In the following quotes, these accomplished women describe the lessons they learned by failing. Each of them recognized the paradox that success requires a willingness to risk failure.
Lisa Rau is a lawyer living in Philadelphia. She was recently elected as a city judge, but dealt with a very public loss on her first try, two years earlier.
"One of the things that's great about failure is it's never as bad as you think it's going to be. You think it's going to be the end of the world, and it's really not. The people who loved you still love you. You find out who your real friends are: the people who call the next day or who treat you just the same way. You realize that your best relationships are not about whether you win, they're about you—all of you, even the part that loses."
Carol Venezia is a well-known photographer married to her second husband, painter Michael Venezia.
"The hard part was giving up on my first marriage, acknowledging its failure. I was trying to hang on to the positive things. Certainly the message I got from my mother was, 'You don't give up.' But it was the failure of my first marriage that led to my resolve to be with someone as different and unknown as Michael—and to say, 'I'm going to make this leap. Even though it scares me, it's for good reasons.' I finally said, 'Wait a minute, I'm not going to holdback my life for a dream that hasn't worked out.'"
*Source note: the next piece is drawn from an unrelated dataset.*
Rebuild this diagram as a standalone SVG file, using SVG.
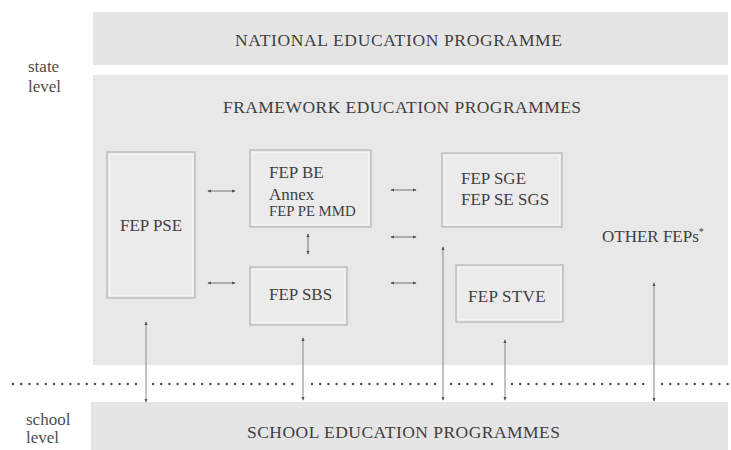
<svg xmlns="http://www.w3.org/2000/svg" width="731" height="450" viewBox="0 0 731 450">
  <defs>
    <style>
      .band { fill: #e5e5e5; }
      .panel { fill: #e8e8e8; }
      .box { fill: #ebebeb; stroke: #bdbdbd; stroke-width: 1.5; }
      .box-in { fill: none; stroke: #f4f4f4; stroke-width: 1; }
      text { font-family: "Liberation Serif", "Times New Roman", serif; fill: #3f3f3f; }
      .title { font-size: 17.5px; text-anchor: middle; }
      .label { font-size: 17px; }
      .small { font-size: 14.8px; }
      .side { font-size: 17px; fill: #4d4d4d; }
      .link { stroke: #777; stroke-width: 1; fill: none; marker-start: url(#tip); marker-end: url(#tip); }
      .drop { stroke: #888; stroke-width: 1; fill: none; marker-start: url(#tip); marker-end: url(#tip); }
      .dots { stroke: #4a4a4a; stroke-width: 2.4; stroke-linecap: round; stroke-dasharray: 0 8.2; fill: none; }
    </style>
    <marker id="tip" viewBox="0 0 6 6" refX="5" refY="3" markerWidth="4" markerHeight="4" markerUnits="userSpaceOnUse" orient="auto-start-reverse">
      <path d="M0,0.5 L6,3 L0,5.5 z" fill="#555"/>
    </marker>
  </defs>

  <rect width="731" height="450" fill="#ffffff"/>

  <!-- level captions -->
  <text class="side" x="28" y="72">state</text>
  <text class="side" x="28" y="92">level</text>
  <text class="side" x="26" y="425">school</text>
  <text class="side" x="26" y="443">level</text>

  <!-- national programme band -->
  <g id="national">
    <rect class="band" x="93" y="12" width="635" height="53"/>
    <text class="title" x="398.5" y="45.5" textLength="327" lengthAdjust="spacing">NATIONAL EDUCATION PROGRAMME</text>
  </g>

  <!-- framework programmes panel -->
  <g id="framework">
    <rect class="panel" x="93" y="75" width="635" height="290"/>
    <text class="title" x="402" y="112.5" textLength="358" lengthAdjust="spacing">FRAMEWORK EDUCATION PROGRAMMES</text>
  </g>

  <!-- school programmes band -->
  <g id="school">
    <rect class="band" x="91" y="402" width="637" height="48"/>
    <text class="title" x="403.5" y="438" textLength="313" lengthAdjust="spacing">SCHOOL EDUCATION PROGRAMMES</text>
  </g>

  <g id="fep-pse">
    <rect class="box" x="107" y="152" width="88" height="146"/>
    <rect class="box-in" x="109.5" y="154.5" width="83" height="141"/>
    <text class="label" x="120" y="231">FEP PSE</text>
  </g>

  <g id="fep-be">
    <rect class="box" x="250" y="150" width="121" height="77"/>
    <rect class="box-in" x="252.5" y="152.5" width="116" height="72"/>
    <text class="label" x="269" y="178">FEP BE</text>
    <text class="label" x="269" y="199.5">Annex</text>
    <text class="label small" x="269" y="216">FEP PE MMD</text>
  </g>

  <g id="fep-sbs">
    <rect class="box" x="250" y="267" width="97" height="58"/>
    <rect class="box-in" x="252.5" y="269.5" width="92" height="53"/>
    <text class="label" x="269" y="300">FEP SBS</text>
  </g>

  <g id="fep-sge">
    <rect class="box" x="442" y="153" width="120" height="74"/>
    <rect class="box-in" x="444.5" y="155.5" width="115" height="69"/>
    <text class="label" x="461" y="184">FEP SGE</text>
    <text class="label" x="461" y="205">FEP SE SGS</text>
  </g>

  <g id="fep-stve">
    <rect class="box" x="456" y="265" width="107" height="57"/>
    <rect class="box-in" x="458.5" y="267.5" width="102" height="52"/>
    <text class="label" x="468" y="302" letter-spacing="0.3">FEP STVE</text>
  </g>

  <g id="other-feps">
    <text class="label" x="602" y="242">OTHER FEPs<tspan font-size="10" dy="-7">*</tspan></text>
  </g>

  <!-- boundary between state and school level -->
  <g id="boundary">
    <path class="dots" d="M13,384 H138 M153,384 H297 M312,384 H437 M451,384 H498 M512,384 H647 M662,384 H728"/>
  </g>

  <g id="connectors">
    <!-- links between framework programmes -->
    <line class="link" x1="208" y1="191" x2="235" y2="191"/>
    <line class="link" x1="208" y1="283" x2="235" y2="283"/>
    <line class="link" x1="308" y1="234" x2="308" y2="254"/>
    <line class="link" x1="391" y1="190" x2="416" y2="190"/>
    <line class="link" x1="391" y1="237" x2="416" y2="237"/>
    <line class="link" x1="391" y1="283" x2="416" y2="283"/>
    <!-- links down to school programmes -->
    <line class="drop" x1="146" y1="322" x2="146" y2="402"/>
    <line class="drop" x1="303" y1="338" x2="303" y2="400"/>
    <line class="drop" x1="443" y1="247" x2="443" y2="400"/>
    <line class="drop" x1="505" y1="340" x2="505" y2="400"/>
    <line class="drop" x1="654" y1="283" x2="654" y2="401"/>
  </g>
</svg>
Terry Gross is the host and an executive producer of Fresh Air, the award-winning interview show on National Public Radio.
"I think we're shaped by failure at least as much as we're shaped by our successes. When I have guests on a show, I like to talk to them about their failures—not to show them up, but because that's part of what defines us. Sometimes it's not the cheery, upbeat lessons that really explain how a person got to be where they are; it's the things they failed at, the things they tried to do and couldn't do, the things they're still struggling to do. Even the artistic style, if you're an artist, is often based on struggling to sound like your influences and failing, and through that effort finding your own voice."